What’s less well-known is Netanyahu’s betrayal of his second commitment. In the past week, he has focused his campaign on defeating Israel’s domestic Arab population. On Wednesday in an interview with the Jerusalem Post, he alleged, “There is a massive effort, with tens of millions of dollars according to some estimates to mobilize the Arab vote.” He warned Jews that his principal opponents, Isaac Herzog and Tzipi Livni, might win the election and rule the country “with the backing of the Arab parties. … The only way to prevent a government of the Left with Tzipi and [Herzog] as prime ministers, backed by the Arabs, is to vote for the Likud.”

On Thursday, Netanyahu told Israel’s Channel 2 that “European states and left-wing people from outside” Israel were financing organizations that encouraged Arabs to vote in the election. In a letter to religious Zionists, he cautioned: “If Likud is not the biggest party, the Left will win control and form a coalition with the support of the Arab party.” Meanwhile, Likud issued a statement dismissing Israel’s previous president, Shimon Peres, as “an architect of the Oslo Accords” and an advocate of “withdrawal from the West Bank.” The statement accused Herzog and Livni of planning to cede the West Bank “with the support of the Arab party.”

On Friday, Netanyahu went on Facebook to repeat that his opponents were “backed by the Arabs” and by organizations that “are encouraging higher voter turnout among the Arab population.” In an interview with the Times of Israel, he protested that “there’s an enormous campaign here from abroad … trying to get out the Arab vote in vast numbers.” He told Israelis that this would lead the country in a dangerous direction “with the full support of the Arab party that’s coming out in droves.”

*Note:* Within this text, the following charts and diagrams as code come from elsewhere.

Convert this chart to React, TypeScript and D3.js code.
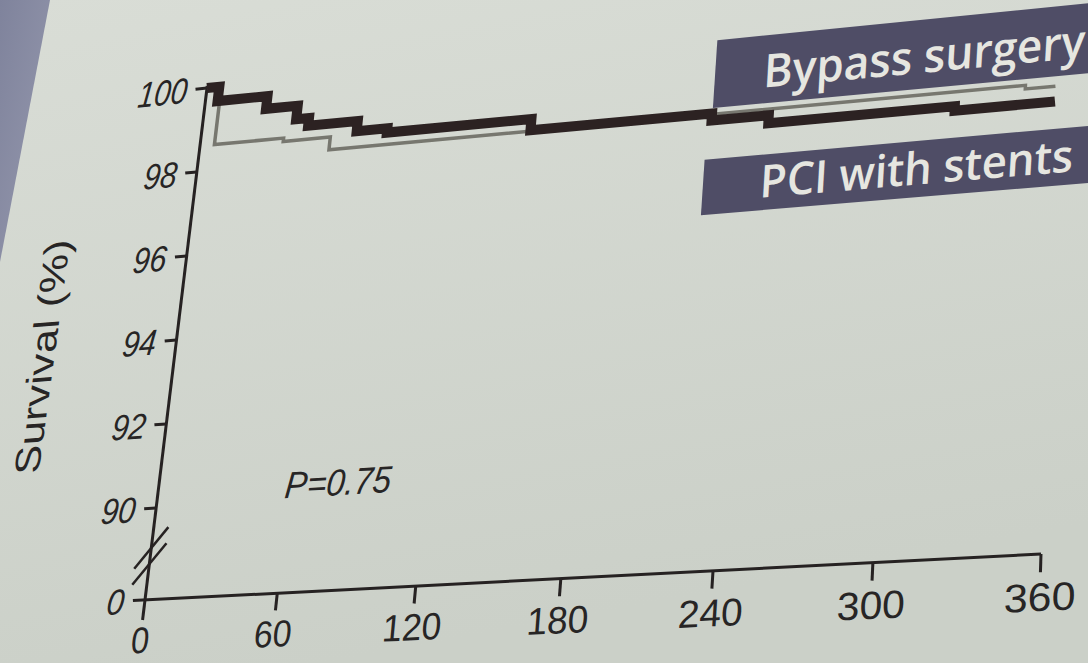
import React from 'react';
import * as d3 from 'd3';

// Kaplan–Meier steps: day of event, survival (%) after it
const pciDays = [0, 6, 30, 45, 51, 74, 88, 152, 228, 251, 323, 360];
const pciSurvival = [100, 99.66, 99.36, 99.04, 98.86, 98.62, 98.52, 98.26, 98.1, 97.92, 97.82, 97.82];
const cabgDays = [0, 7, 40, 62, 349, 360];
const cabgSurvival = [100, 98.62, 98.54, 98.24, 98.16, 98.16];

const xTicks = [0, 60, 120, 180, 240, 300, 360];
const yTicks = [90, 92, 94, 96, 98, 100];
const legendLabels = ['Bypass surgery', 'PCI with stents'];
const pLabel = 'P=0.75';
const yTitle = 'Survival (%)';

const W = 1088;
const H = 663;
// plot plane size in its own (unprojected) units
const FW = 896;
const FH = 512;

// the plot plane is seen at an angle: its four corners on screen
const A = [145, 600]; // day 0, 0 %
const B = [1041, 554]; // day 360, 0 %
const D = [207, 88]; // day 0, 100 %
const C = [1058, 3]; // day 360, 100 %
const LAMBDA = 0.866; // foreshortening along the time axis

function warp(X: number, Y: number): [number, number] {
  const s = X / FW;
  const t = 1 - Y / FH;
  const f = (s * LAMBDA) / (1 - s + s * LAMBDA);
  const bx = A[0] + f * (B[0] - A[0]);
  const by = A[1] + f * (B[1] - A[1]);
  const tx = D[0] + f * (C[0] - D[0]);
  const ty = D[1] + f * (C[1] - D[1]);
  return [bx + t * (tx - bx), by + t * (ty - by)];
}

// local affine frame of the warp, used to lay text onto the plane
function frame(X: number, Y: number): string {
  const e = 0.5;
  const p = warp(X, Y);
  const px = warp(X + e, Y);
  const py = warp(X, Y + e);
  const a = (px[0] - p[0]) / e;
  const b = (px[1] - p[1]) / e;
  const c = (py[0] - p[0]) / e;
  const d = (py[1] - p[1]) / e;
  return `matrix(${a} ${b} ${c} ${d} ${p[0]} ${p[1]})`;
}

const x = d3.scaleLinear().domain([0, 360]).range([0, FW]);
const y = d3.scaleLinear().domain([90, 100]).range([420, 0]);
const ZERO_Y = FH;

const lineGen = d3.line<[number, number]>();
const path = (pts: [number, number][]) => lineGen(pts.map(([X, Y]) => warp(X, Y))) || '';

function stepPoints(days: number[], vals: number[]): [number, number][] {
  const pts: [number, number][] = [];
  days.forEach((d, i) => {
    if (i > 0) pts.push([x(d), y(vals[i - 1])]);
    pts.push([x(d), y(vals[i])]);
  });
  return pts;
}

function quad(x0: number, y0: number, x1: number, y1: number): string {
  return path([
    [x0, y0],
    [x1, y0],
    [x1, y1],
    [x0, y1],
    [x0, y0],
  ]) + 'Z';
}

type LabelProps = {
  X: number;
  Y: number;
  size: number;
  anchor?: 'start' | 'middle' | 'end';
  italic?: boolean;
  weight?: number;
  fill?: string;
  rotate?: number;
  family?: string;
  dy?: string;
  children: React.ReactNode;
};

function Label({ X, Y, size, anchor = 'middle', italic = false, weight = 400, fill = '#272525', rotate = 0, family = '"Liberation Sans", Arial, sans-serif', dy, children }: LabelProps) {
  return (
    <g transform={frame(X, Y)}>
      <text
        transform={rotate ? `rotate(${rotate})` : undefined}
        fontSize={size}
        fontFamily={family}
        fontStyle={italic ? 'italic' : 'normal'}
        fontWeight={weight}
        textAnchor={anchor}
        dy={dy}
        fill={fill}
      >
        {children}
      </text>
    </g>
  );
}

export default function App() {
  const ink = '#262222';
  const axisW = 3;
  const tickLen = 14;

  return (
    <div style={{ position: 'absolute', left: 0, top: 0, width: W, height: H, overflow: 'hidden' }}>
      <svg width={W} height={H} style={{ display: 'block' }}>
        <defs>
          <linearGradient id="paper" x1="0" y1="0" x2="0.3" y2="1">
            <stop offset="0" stopColor="#d9ddd6" />
            <stop offset="1" stopColor="#cbd0c8" />
          </linearGradient>
          <linearGradient id="edge" x1="0" y1="0" x2="1" y2="1">
            <stop offset="0" stopColor="#7f839c" />
            <stop offset="1" stopColor="#9699ae" />
          </linearGradient>
        </defs>
        <rect width={W} height={H} fill="url(#paper)" />
        <polygon points="0,0 50,0 0,262" fill="url(#edge)" />

        {/* legend banners */}
        <path d={quad(568, 3, 1000, 68)} fill="#4f4d66" />
        <path d={quad(563, 117, 1000, 170)} fill="#4f4d66" />
        <Label X={617} Y={53} size={44} anchor="start" weight={600} fill="#e6e6e0" family='"Open Sans", sans-serif'>
          {legendLabels[0]}
        </Label>
        <Label X={620} Y={158} size={43} anchor="start" weight={600} fill="#e6e6e0" family='"Open Sans", sans-serif'>
          {legendLabels[1]}
        </Label>

        {/* axes */}
        <path d={path([[0, -2], [0, ZERO_Y + 20]])} stroke={ink} strokeWidth={axisW} fill="none" />
        <path d={path([[-tickLen, ZERO_Y], [FW, ZERO_Y]])} stroke={ink} strokeWidth={axisW} fill="none" />
        {yTicks.map((v) => (
          <path key={`yt${v}`} d={path([[-tickLen, y(v)], [0, y(v)]])} stroke={ink} strokeWidth={axisW} fill="none" />
        ))}
        {xTicks.slice(1).map((d) => (
          <path key={`xt${d}`} d={path([[x(d), ZERO_Y], [x(d), ZERO_Y + 17]])} stroke={ink} strokeWidth={axisW} fill="none" />
        ))}
        {/* axis break */}
        {[460, 476].map((b) => (
          <path key={`br${b}`} d={path([[-17, b + 20], [17, b - 20]])} stroke={ink} strokeWidth={2.5} fill="none" />
        ))}

        {/* tick labels */}
        {yTicks.map((v) => (
          <Label key={`yl${v}`} X={-24} Y={y(v)} size={36} anchor="end" italic dy="0.36em">
            {v}
          </Label>
        ))}
        <Label X={-24} Y={ZERO_Y} size={36} anchor="end" italic dy="0.36em">
          0
        </Label>
        {xTicks.map((d) => (
          <Label key={`xl${d}`} X={x(d)} Y={ZERO_Y + 53} size={37}>
            {d}
          </Label>
        ))}

        <Label X={-162} Y={259} size={44} rotate={-90} dy="0.35em">
          {yTitle}
        </Label>
        <Label X={x(60) - 4} Y={y(90) - 2} size={37} anchor="start" italic>
          {pLabel}
        </Label>

        {/* survival curves */}
        <path d={path(stepPoints(cabgDays, cabgSurvival))} stroke="#77776f" strokeWidth={3.5} fill="none" />
        <path d={path(stepPoints(pciDays, pciSurvival))} stroke="#2c2222" strokeWidth={10} fill="none" strokeLinejoin="miter" />
      </svg>
    </div>
  );
}
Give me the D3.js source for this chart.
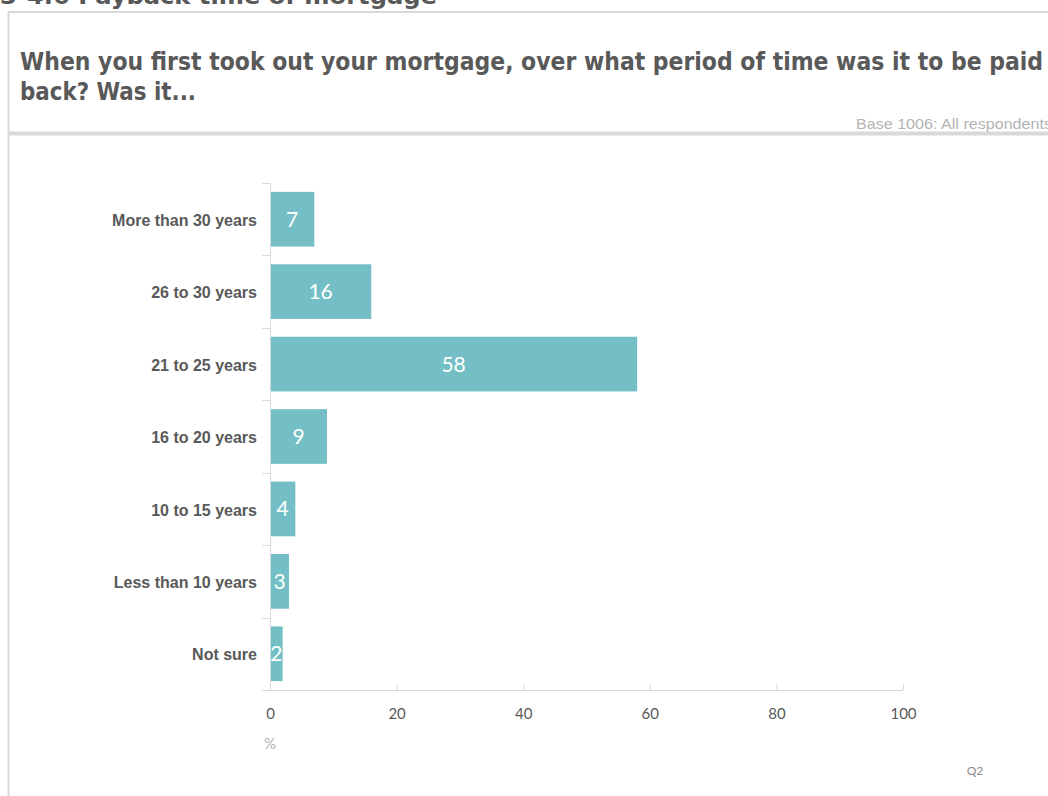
<!DOCTYPE html>
<html>
<head>
<meta charset="utf-8">
<script src="https://cdn.jsdelivr.net/npm/d3@7"></script>
<style>
  html, body { margin: 0; padding: 0; background: #fff; }
  svg { display: block; }
</style>
</head>
<body>
<svg id="chart" width="1048" height="796"></svg>
<script>
// Survey answers: payback period of the mortgage when first taken out (%)
const categories = [
  "More than 30 years",
  "26 to 30 years",
  "21 to 25 years",
  "16 to 20 years",
  "10 to 15 years",
  "Less than 10 years",
  "Not sure"
];
const values = [7, 16, 58, 9, 4, 3, 2];
const xTicks = [0, 20, 40, 60, 80, 100];

const sectionTitle = "3-4.6 Payback time of mortgage";
const questionLines = [
  "When you first took out your mortgage, over what period of time was it to be paid",
  "back? Was it..."
];
const baseNote = "Base 1006: All respondents";
const unitLabel = "%";
const sourceLabel = "Q2";

const data = categories.map((c, i) => ({ category: c, value: values[i] }));

const svg = d3.select("#chart");
const grey = "#595959";
const frameGrey = "#d9d9d9";
const barColor = "#73bfc5";

// Section heading, running off the top edge of the page
svg.append("text")
  .attr("x", 0).attr("y", 4)
  .attr("font-family", "'DejaVu Sans Condensed', 'DejaVu Sans', sans-serif")
  .attr("font-weight", "bold")
  .attr("font-size", 23)
  .attr("fill", grey)
  .attr("textLength", 437)
  .attr("lengthAdjust", "spacingAndGlyphs")
  .text(sectionTitle);

// Panel frame: left and top border plus separator under the question
svg.append("line")
  .attr("x1", 8.5).attr("x2", 8.5).attr("y1", 11).attr("y2", 796)
  .attr("stroke", frameGrey).attr("stroke-width", 2);
svg.append("line")
  .attr("x1", 8).attr("x2", 1048).attr("y1", 12).attr("y2", 12)
  .attr("stroke", frameGrey).attr("stroke-width", 2);
svg.append("line")
  .attr("x1", 8).attr("x2", 1048).attr("y1", 133.5).attr("y2", 133.5)
  .attr("stroke", frameGrey).attr("stroke-width", 4);

// Question text
const qWidths = [1023, 176];
questionLines.forEach((line, i) => {
  svg.append("text")
    .attr("x", 20).attr("y", 70 + i * 30)
    .attr("font-family", "'DejaVu Sans Condensed', 'DejaVu Sans', sans-serif")
    .attr("font-weight", "bold")
    .attr("font-size", 24)
    .attr("fill", grey)
    .attr("textLength", qWidths[i])
    .attr("lengthAdjust", "spacingAndGlyphs")
    .text(line);
});

svg.append("text")
  .attr("x", 856).attr("y", 129)
  .attr("font-family", "'Liberation Sans', Arial, sans-serif")
  .attr("font-size", 15)
  .attr("fill", "#b3b3b3")
  .attr("textLength", 196)
  .attr("lengthAdjust", "spacingAndGlyphs")
  .text(baseNote);

// Chart area
const plotLeft = 270, plotRight = 903, plotTop = 183, plotBottom = 690;

const x = d3.scaleLinear().domain([0, 100]).range([plotLeft, plotRight]);
const y = d3.scaleBand().domain(categories).range([plotTop, plotBottom])
  .paddingInner(0.245).paddingOuter(0.1225);

// Bars
svg.append("g").selectAll("rect")
  .data(data)
  .join("rect")
  .attr("x", x(0))
  .attr("y", d => y(d.category))
  .attr("width", d => x(d.value) - x(0))
  .attr("height", y.bandwidth())
  .attr("fill", barColor);

// Value labels inside the bars
svg.append("g").selectAll("text")
  .data(data)
  .join("text")
  .attr("x", d => (x(0) + x(d.value)) / 2)
  .attr("y", d => y(d.category) + y.bandwidth() / 2)
  .attr("dy", "0.36em")
  .attr("text-anchor", "middle")
  .attr("font-family", "Lato, 'Open Sans', sans-serif")
  .attr("font-size", 21)
  .attr("fill", "#ffffff")
  .text(d => d.value);

// Y axis: vertical line with ticks between the categories
const step = y.step();
const yAxisG = svg.append("g");
yAxisG.append("line")
  .attr("x1", plotLeft + 0.5).attr("x2", plotLeft + 0.5)
  .attr("y1", plotTop).attr("y2", plotBottom)
  .attr("stroke", frameGrey).attr("stroke-width", 1);
const boundaries = d3.range(categories.length + 1)
  .map(i => y(categories[0]) - y.paddingOuter() * step + i * step);
yAxisG.selectAll("line.sep")
  .data(boundaries)
  .join("line")
  .attr("class", "sep")
  .attr("x1", plotLeft - 8).attr("x2", plotLeft)
  .attr("y1", d => Math.round(d) + 0.5).attr("y2", d => Math.round(d) + 0.5)
  .attr("stroke", frameGrey);

// Category labels
svg.append("g").selectAll("text")
  .data(categories)
  .join("text")
  .attr("x", 257)
  .attr("y", d => y(d) + y.bandwidth() / 2 + 1)
  .attr("dy", "0.35em")
  .attr("text-anchor", "end")
  .attr("font-family", "'Liberation Sans', Arial, sans-serif")
  .attr("font-weight", "bold")
  .attr("font-size", 16)
  .attr("fill", grey)
  .text(d => d);

// X axis
const xAxis = d3.axisBottom(x).tickValues(xTicks).tickSize(-6).tickPadding(18).tickSizeOuter(0);
const xAxisG = svg.append("g")
  .attr("transform", `translate(0,${plotBottom})`)
  .call(xAxis);
xAxisG.select(".domain").remove();
xAxisG.insert("line", ":first-child")
  .attr("x1", plotLeft - 8).attr("x2", plotRight)
  .attr("y1", 0.5).attr("y2", 0.5)
  .attr("stroke", frameGrey);
xAxisG.selectAll(".tick line").attr("stroke", frameGrey);
xAxisG.selectAll(".tick text")
  .attr("font-family", "Lato, 'Open Sans', sans-serif")
  .attr("font-size", 15)
  .attr("fill", grey);

svg.append("text")
  .attr("x", plotLeft).attr("y", 749)
  .attr("text-anchor", "middle")
  .attr("font-family", "Lato, 'Open Sans', sans-serif")
  .attr("font-size", 15)
  .attr("fill", "#b3b3b3")
  .text(unitLabel);

svg.append("text")
  .attr("x", 975).attr("y", 775)
  .attr("text-anchor", "middle")
  .attr("font-family", "Lato, 'Open Sans', sans-serif")
  .attr("font-size", 12)
  .attr("fill", "#8c8c8c")
  .text(sourceLabel);
</script>
</body>
</html>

On Saturday, Netanyahu sounded the alarm in another TV interview: “If we don’t close the gap in the next few days, Herzog and Livni, supported by Arabs and leftist NGOs, will form the next government.” On Sunday, Netanyahu repeated to Arutz Sheva that Herzog and Livni would be “backed by the Arabs.” The Jerusalem Post reported that one of its staffers had received a campaign call urging a vote for Likud in order to stand up to “Hussein Obama.”

On Monday, Netanyahu declared at a campaign stop that Herzog and Livni, supported by a “massive effort from abroad to increase the Arab turnout,” would “build a government with the Arab list.” He called on Israelis to vote for Likud or endure a leftist government “with the support of the Arabs.” Even as votes were being cast on Tuesday morning, Netanyahu pleaded on his Facebook page that “Arab voters are going out in droves to the polls.”

There’s no subtlety or principle in these pitches. Netanyahu has aimed his rhetoric squarely at “the Arabs” and “the Arab population.” That’s 20 percent of Israel. He has vilified his country’s Arab citizens; no decent American would tolerate it if a white politician were to speak this way of blacks, or if a Christian were to speak this way of Jews. Netanyahu has become Israel’s George Wallace.

The nightmare for Israel, if Netanyahu were to remain prime minister, isn’t just that he would represent the country to Western governments he has proudly defied in this election. It’s that Israel’s 1 million Arabs would face the prospect of four years under a Jewish prime minister who openly demonizes their participation in the political process. If that scenario comes to pass, unrest in Gaza and the West Bank will be the least of Israel’s worries.